Agent Does Not Have To Inform About Terms Of Coverage

Grand Prairie insurance lawyers will often run into situations where a person says, “My agent didn’t tell me about that.” A Houston Court of Appeals [1st Dist.] opinion discusses some of what an agent is responsible for telling a customer. The case is styled, North American Shipbuilding v. Southern Marine & Aviation Underwriting.
This case involves a builder’s risk insurance policy to insure the hull of a ship during construction. North American purchased the builder’s risk policy through the insurance brokerage firm of Adams & Porter. Adams & Porter purchased the policy through a wholesale broker, Southern Marine, from the Underwriters. The policy insured against “all risks of physical loss of or damage to the vessel occurring during the currency of this policy except: … in the event that faulty design of any part or parts should cause physical loss or damage to the vessel.”
North American tested the welds on the hull. Certain welds failed the test. The cause was improperly mixed welding gas that North American had received from Swisco. North American replaced all the welds. North American then demanded $1,056,795.00 from Underwriters. The Underwriters denied coverage. North American sued the Underwriters for breach of insurance contract, breach of duty of good faith and fair dealing, fraud, violations of the Texas Insurance Code, and punitive damages. North American sued Southern Marine for breach of duty of good faith and fair dealing, fraud and intentional misrepresentation, negligent misrepresentation, common law negligence, violations of the insurance code and punitive damages.
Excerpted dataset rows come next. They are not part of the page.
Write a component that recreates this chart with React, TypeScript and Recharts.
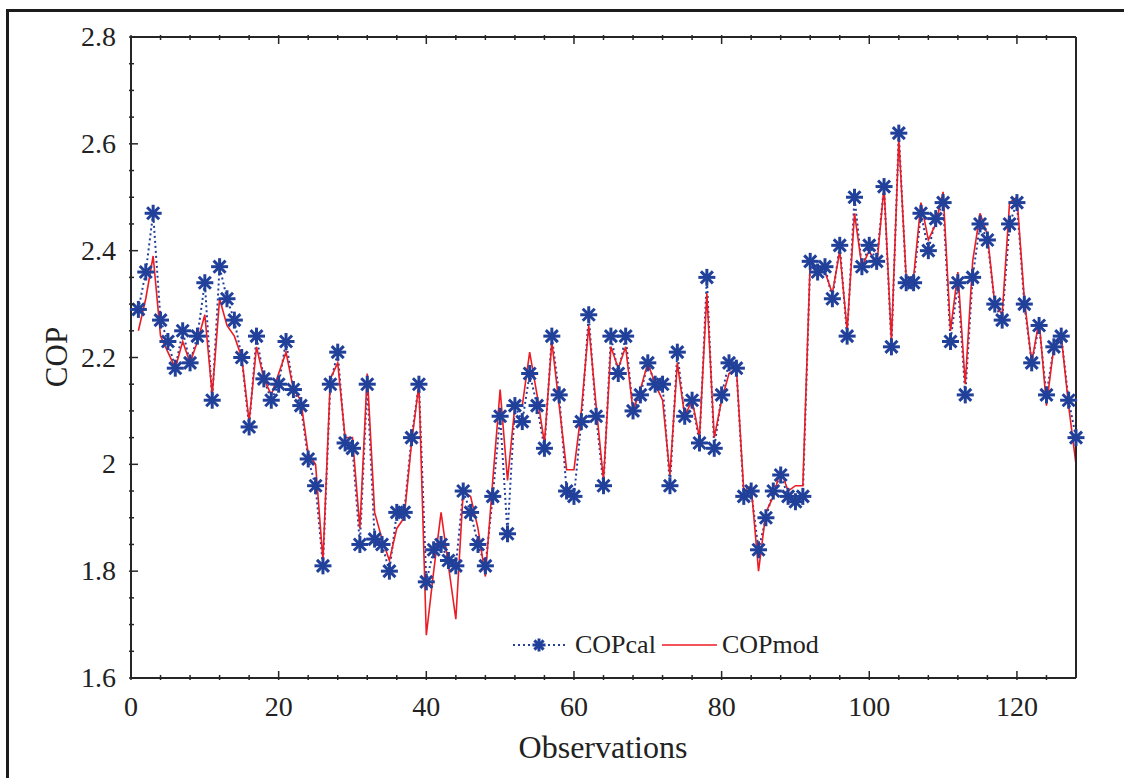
import React from 'react';
import { LineChart, Line, XAxis, YAxis } from 'recharts';

const observations = Array.from({ length: 128 }, (_, i) => i + 1);

const copCal = [
  2.29, 2.36, 2.47, 2.27, 2.23, 2.18, 2.25, 2.19, 2.24, 2.34,
  2.12, 2.37, 2.31, 2.27, 2.20, 2.07, 2.24, 2.16, 2.12, 2.15,
  2.23, 2.14, 2.11, 2.01, 1.96, 1.81, 2.15, 2.21, 2.04, 2.03,
  1.85, 2.15, 1.86, 1.85, 1.80, 1.91, 1.91, 2.05, 2.15, 1.78,
  1.84, 1.85, 1.82, 1.81, 1.95, 1.91, 1.85, 1.81, 1.94, 2.09,
  1.87, 2.11, 2.08, 2.17, 2.11, 2.03, 2.24, 2.13, 1.95, 1.94,
  2.08, 2.28, 2.09, 1.96, 2.24, 2.17, 2.24, 2.10, 2.13, 2.19,
  2.15, 2.15, 1.96, 2.21, 2.09, 2.12, 2.04, 2.35, 2.03, 2.13,
  2.19, 2.18, 1.94, 1.95, 1.84, 1.90, 1.95, 1.98, 1.94, 1.93,
  1.94, 2.38, 2.36, 2.37, 2.31, 2.41, 2.24, 2.50, 2.37, 2.41,
  2.38, 2.52, 2.22, 2.62, 2.34, 2.34, 2.47, 2.40, 2.46, 2.49,
  2.23, 2.34, 2.13, 2.35, 2.45, 2.42, 2.30, 2.27, 2.45, 2.49,
  2.30, 2.19, 2.26, 2.13, 2.22, 2.24, 2.12, 2.05,
];

const copMod = [
  2.25, 2.31, 2.39, 2.24, 2.21, 2.18, 2.23, 2.19, 2.23, 2.28,
  2.13, 2.31, 2.26, 2.24, 2.20, 2.08, 2.22, 2.16, 2.13, 2.17,
  2.21, 2.14, 2.12, 2.02, 2.00, 1.82, 2.16, 2.19, 2.05, 2.05,
  1.88, 2.17, 1.91, 1.86, 1.82, 1.88, 1.90, 2.04, 2.15, 1.68,
  1.80, 1.91, 1.81, 1.71, 1.95, 1.94, 1.88, 1.79, 1.97, 2.14,
  1.97, 2.11, 2.11, 2.21, 2.13, 2.04, 2.23, 2.11, 1.99, 1.99,
  2.10, 2.26, 2.11, 1.97, 2.22, 2.18, 2.22, 2.10, 2.14, 2.19,
  2.15, 2.12, 1.98, 2.19, 2.09, 2.12, 2.05, 2.32, 2.05, 2.12,
  2.17, 2.18, 1.95, 1.96, 1.80, 1.91, 1.94, 1.99, 1.95, 1.96,
  1.96, 2.38, 2.36, 2.36, 2.32, 2.40, 2.25, 2.47, 2.37, 2.40,
  2.37, 2.52, 2.23, 2.61, 2.35, 2.35, 2.49, 2.42, 2.45, 2.51,
  2.25, 2.36, 2.15, 2.38, 2.47, 2.43, 2.30, 2.28, 2.49, 2.50,
  2.31, 2.19, 2.27, 2.11, 2.22, 2.24, 2.11, 2.00,
];

const xMajor = [0, 20, 40, 60, 80, 100, 120];
const xMinor = [4, 8, 12, 16, 24, 28, 32, 36, 44, 48, 52, 56, 64, 68, 72, 76, 84, 88, 92, 96, 104, 108, 112, 116, 124];
const yMajor = [1.6, 1.8, 2, 2.2, 2.4, 2.6, 2.8];
const yMinor = [1.65, 1.7, 1.75, 1.85, 1.9, 1.95, 2.05, 2.1, 2.15, 2.25, 2.3, 2.35, 2.45, 2.5, 2.55, 2.65, 2.7, 2.75];

const data = observations.map((obs, i) => ({ obs, cal: copCal[i], mod: copMod[i] }));

const BLUE = '#21409a';
const RED = '#ec1c24';
const AXIS = '#262626';
const FONT = '"Liberation Serif", "Times New Roman", serif';
const MAJOR = 9;
const MINOR = 5;

const StarDot = (props: any) => {
  const { cx, cy, index } = props;
  if (cx == null || cy == null) return null;
  const r = 8.5;
  const d = r * 0.7071;
  return (
    <g key={`star-${index}`} stroke={BLUE} strokeWidth={3}>
      <line x1={cx - r} y1={cy} x2={cx + r} y2={cy} />
      <line x1={cx} y1={cy - r} x2={cx} y2={cy + r} />
      <line x1={cx - d} y1={cy - d} x2={cx + d} y2={cy + d} />
      <line x1={cx - d} y1={cy + d} x2={cx + d} y2={cy - d} />
    </g>
  );
};

const BottomTick = ({ x, y, payload }: any) => {
  const major = xMajor.includes(payload.value);
  return (
    <g>
      <line x1={x} y1={y} x2={x} y2={y - (major ? MAJOR : MINOR)} stroke={AXIS} strokeWidth={1.5} />
      {major && (
        <text x={x} y={y + 36} textAnchor="middle" fontSize={28} fontFamily={FONT} fill="#222">
          {payload.value}
        </text>
      )}
    </g>
  );
};

const TopTick = ({ x, y, payload }: any) => {
  const major = xMajor.includes(payload.value);
  return <line x1={x} y1={y} x2={x} y2={y + (major ? MAJOR : MINOR)} stroke={AXIS} strokeWidth={1.5} />;
};

const LeftTick = ({ x, y, payload }: any) => {
  const major = yMajor.includes(payload.value);
  return (
    <g>
      <line x1={x} y1={y} x2={x + (major ? MAJOR : MINOR)} y2={y} stroke={AXIS} strokeWidth={1.5} />
      {major && (
        <text x={x - 13} y={y + 9} textAnchor="end" fontSize={28} fontFamily={FONT} fill="#222">
          {payload.value}
        </text>
      )}
    </g>
  );
};

const RightTick = ({ x, y, payload }: any) => {
  const major = yMajor.includes(payload.value);
  return <line x1={x} y1={y} x2={x - (major ? MAJOR : MINOR)} y2={y} stroke={AXIS} strokeWidth={1.5} />;
};

const legendText: React.CSSProperties = {
  position: 'absolute',
  top: 0,
  lineHeight: '30px',
  fontFamily: FONT,
  fontSize: 26,
  color: '#222',
  whiteSpace: 'nowrap',
};

export default function App() {
  return (
    <div style={{ position: 'absolute', left: 0, top: 0, width: 1124, height: 778, overflow: 'hidden', background: '#fff' }}>
      <div style={{ position: 'absolute', left: 6, top: 9, width: 1300, height: 900, border: '3px solid #1c1c1c' }} />
      <div style={{ position: 'absolute', left: 0, top: 0 }}>
        <LineChart width={1124} height={778} data={data} margin={{ top: 36, right: 47, bottom: 99, left: 130 }}>
          <XAxis
            xAxisId="b"
            dataKey="obs"
            type="number"
            domain={[0, 128]}
            ticks={[...xMajor, ...xMinor]}
            interval={0}
            height={1}
            tickSize={0}
            tickLine={false}
            tick={<BottomTick />}
            axisLine={{ stroke: AXIS, strokeWidth: 2 }}
          />
          <XAxis
            xAxisId="t"
            orientation="top"
            dataKey="obs"
            type="number"
            domain={[0, 128]}
            ticks={[...xMajor, ...xMinor]}
            interval={0}
            height={1}
            tickSize={0}
            tickLine={false}
            tick={<TopTick />}
            axisLine={{ stroke: AXIS, strokeWidth: 2 }}
          />
          <YAxis
            yAxisId="l"
            type="number"
            domain={[1.6, 2.8]}
            ticks={[...yMajor, ...yMinor]}
            interval={0}
            width={1}
            tickSize={0}
            tickLine={false}
            tick={<LeftTick />}
            axisLine={{ stroke: AXIS, strokeWidth: 2 }}
          />
          <YAxis
            yAxisId="r"
            orientation="right"
            type="number"
            domain={[1.6, 2.8]}
            ticks={[...yMajor, ...yMinor]}
            interval={0}
            width={1}
            tickSize={0}
            tickLine={false}
            tick={<RightTick />}
            axisLine={{ stroke: AXIS, strokeWidth: 2 }}
          />
          <Line
            xAxisId="b"
            yAxisId="l"
            dataKey="cal"
            name="COPcal"
            stroke={BLUE}
            strokeWidth={2}
            strokeDasharray="2 3"
            dot={<StarDot />}
            activeDot={false}
            isAnimationActive={false}
          />
          <Line
            xAxisId="b"
            yAxisId="l"
            dataKey="mod"
            name="COPmod"
            stroke={RED}
            strokeWidth={1.6}
            dot={false}
            activeDot={false}
            isAnimationActive={false}
          />
        </LineChart>
      </div>

      <div style={{ position: 'absolute', left: 510, top: 630, width: 330, height: 30 }}>
        <svg width={330} height={30} style={{ position: 'absolute', left: 0, top: 0 }}>
          <line x1={3} y1={15} x2={58} y2={15} stroke={BLUE} strokeWidth={2} strokeDasharray="2 3" />
          <g stroke={BLUE} strokeWidth={3}>
            <line x1={22.5} y1={15} x2={35.5} y2={15} />
            <line x1={29} y1={8.5} x2={29} y2={21.5} />
            <line x1={24.4} y1={10.4} x2={33.6} y2={19.6} />
            <line x1={24.4} y1={19.6} x2={33.6} y2={10.4} />
          </g>
          <line x1={152} y1={15} x2={207} y2={15} stroke={RED} strokeWidth={1.6} />
        </svg>
        <span style={{ ...legendText, left: 65 }}>COPcal</span>
        <span style={{ ...legendText, left: 212 }}>COPmod</span>
      </div>

      <div
        style={{
          position: 'absolute',
          left: 57,
          top: 357,
          transform: 'translate(-50%, -50%) rotate(-90deg)',
          fontFamily: FONT,
          fontSize: 31,
          color: '#222',
          whiteSpace: 'nowrap',
        }}
      >
        COP
      </div>
      <div
        style={{
          position: 'absolute',
          left: 603,
          top: 747,
          transform: 'translate(-50%, -50%)',
          fontFamily: FONT,
          fontSize: 32,
          color: '#222',
          whiteSpace: 'nowrap',
        }}
      >
        Observations
      </div>
    </div>
  );
}
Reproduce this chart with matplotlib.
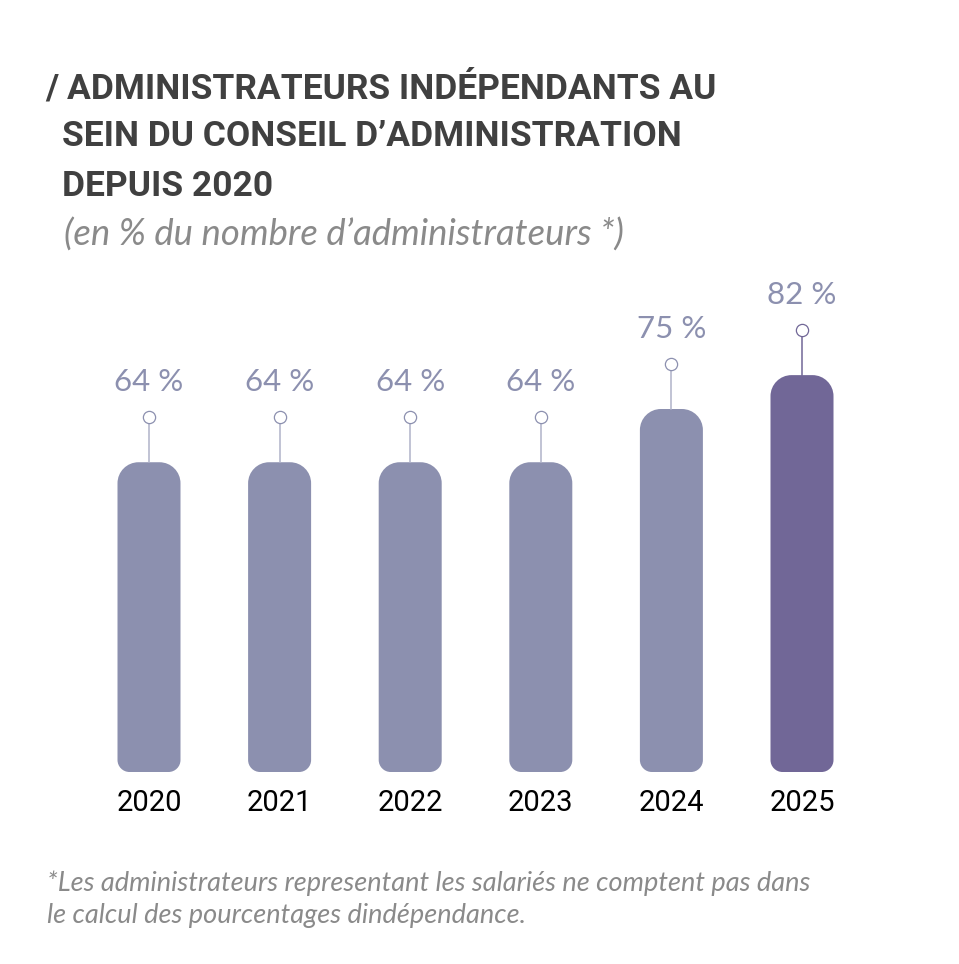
import matplotlib
matplotlib.use("Agg")
import matplotlib.pyplot as plt
from matplotlib.path import Path
import matplotlib.patches as patches

# data
years = ["2020", "2021", "2022", "2023", "2024", "2025"]
values = [64, 64, 64, 64, 75, 82]
labels = ["64 %", "64 %", "64 %", "64 %", "75 %", "82 %"]

W, H = 959, 964
BAR_GRAY = "#8c90af"
BAR_LAST = "#716797"
STEM_GRAY = "#b0b3c9"
TITLE_C = "#404040"
NOTE_C = "#8a8a8a"

fig = plt.figure(figsize=(W / 100, H / 100), dpi=100)
fig.patch.set_facecolor("white")

# axes placed in pixels: bar centres 149 ... 802, baseline at y=772
step = 130.6
px_per_unit = 4.84
ymax = 100
ax_left = 149 - step / 2
ax_bottom = H - 772
ax = fig.add_axes([ax_left / W, ax_bottom / H, 6 * step / W, ymax * px_per_unit / H])
ax.set_xlim(-0.5, 5.5)
ax.set_ylim(0, ymax)
ax.axis("off")


def rounded_bar(xc, h, width_px=63, rtop=21, rbot=12):
    # bar with circular corners (sizes in pixels) expressed in data units
    hw = width_px / 2 / step
    rtx, rty = rtop / step, rtop / px_per_unit
    rbx, rby = rbot / step, rbot / px_per_unit
    k = 0.5523
    x0, x1 = xc - hw, xc + hw
    verts = [
        (x0 + rbx, 0),
        (x1 - rbx, 0),
        (x1 - rbx + k * rbx, 0), (x1, rby - k * rby), (x1, rby),
        (x1, h - rty),
        (x1, h - rty + k * rty), (x1 - rtx + k * rtx, h), (x1 - rtx, h),
        (x0 + rtx, h),
        (x0 + rtx - k * rtx, h), (x0, h - rty + k * rty), (x0, h - rty),
        (x0, rby),
        (x0, rby - k * rby), (x0 + rbx - k * rbx, 0), (x0 + rbx, 0),
        (x0 + rbx, 0),
    ]
    codes = [Path.MOVETO, Path.LINETO,
             Path.CURVE4, Path.CURVE4, Path.CURVE4,
             Path.LINETO,
             Path.CURVE4, Path.CURVE4, Path.CURVE4,
             Path.LINETO,
             Path.CURVE4, Path.CURVE4, Path.CURVE4,
             Path.LINETO,
             Path.CURVE4, Path.CURVE4, Path.CURVE4,
             Path.CLOSEPOLY]
    return Path(verts, codes)


for i, (v, lab) in enumerate(zip(values, labels)):
    last = i == len(values) - 1
    col = BAR_LAST if last else BAR_GRAY
    stem = BAR_LAST if last else STEM_GRAY
    ax.add_patch(patches.PathPatch(rounded_bar(i, v), facecolor=col, edgecolor="none"))
    top = v + 45 / px_per_unit
    ax.plot([i, i], [v, top - 6 / px_per_unit], color=stem, lw=1.1, clip_on=False)
    ax.plot([i], [top], marker="o", ms=8.8, mfc="white", mec=col if last else BAR_GRAY,
            mew=0.9, clip_on=False)
    ax.text(i, v + 80 / px_per_unit, lab, ha="center", va="center", fontsize=22.5,
            family="Lato", color=BAR_GRAY, clip_on=False)
    ax.text(i, -31 / px_per_unit, years[i], ha="center", va="center", fontsize=21,
            family="Roboto", color="black", clip_on=False)


def ftext(x, y, s, **kw):
    fig.text(x / W, 1 - y / H, s, va="center", ha="left", **kw)


title_kw = dict(fontsize=25.5, family="Roboto", fontweight="bold", color=TITLE_C)
ftext(45, 88, "/ ADMINISTRATEURS INDÉPENDANTS AU", **title_kw)
ftext(62, 137, "SEIN DU CONSEIL D\u2019ADMINISTRATION", **title_kw)
ftext(62, 186, "DEPUIS 2020", **title_kw)
ftext(64, 235, "(en % du nombre d\u2019administrateurs *)", fontsize=26.3, family="Lato",
      style="italic", color=NOTE_C)
note_kw = dict(fontsize=19.5, family="Lato", style="italic", color=NOTE_C)
ftext(47, 883, "*Les administrateurs representant les salariés ne comptent pas dans", **note_kw)
ftext(47, 915, "le calcul des pourcentages dindépendance.", **note_kw)

fig.savefig("out.png", dpi=100, facecolor="white")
Both the Underwriters and Southern Marine filed motions for summary judgment. The trial Court granted summary judgments for the Underwriters and Southern Marine on all claims. North American appealed.
Summary judgments for Underwriters and Southern Marine were affirmed. Although a builder’s risk policy may cover accidents caused by defective workmanship, the language “physical loss or damage to the vessel” does not cover cost of repairing faulty initial construction, mistakes in construction, or defective workmanship. The Underwriters did not breach the insurance contract and the Underwriters had a reasonable basis for denying the claim, thereby precluding recovery for bad faith. In addition, Southern Marines’s representation that the policy “insures against all risks of physical loss of or damage …” was not a misrepresentation. Southern Marine did not represent that the policy would cover faulty workmanship. Therefore, Southern Marine did not make actionable misrepresentations.
Finally, Southern Marine was not North American’s agent, it was the Underwriters agent. When North American’s agent (Adams & Porter) agreed to apply for insurance on behalf of the principle (North American) that agent had the duty to inform the principle what coverages were included. Southern Marine, the agent of the insurer (Underwriters) does not have a duty to the applicant to explain the terms of and coverage included in the application.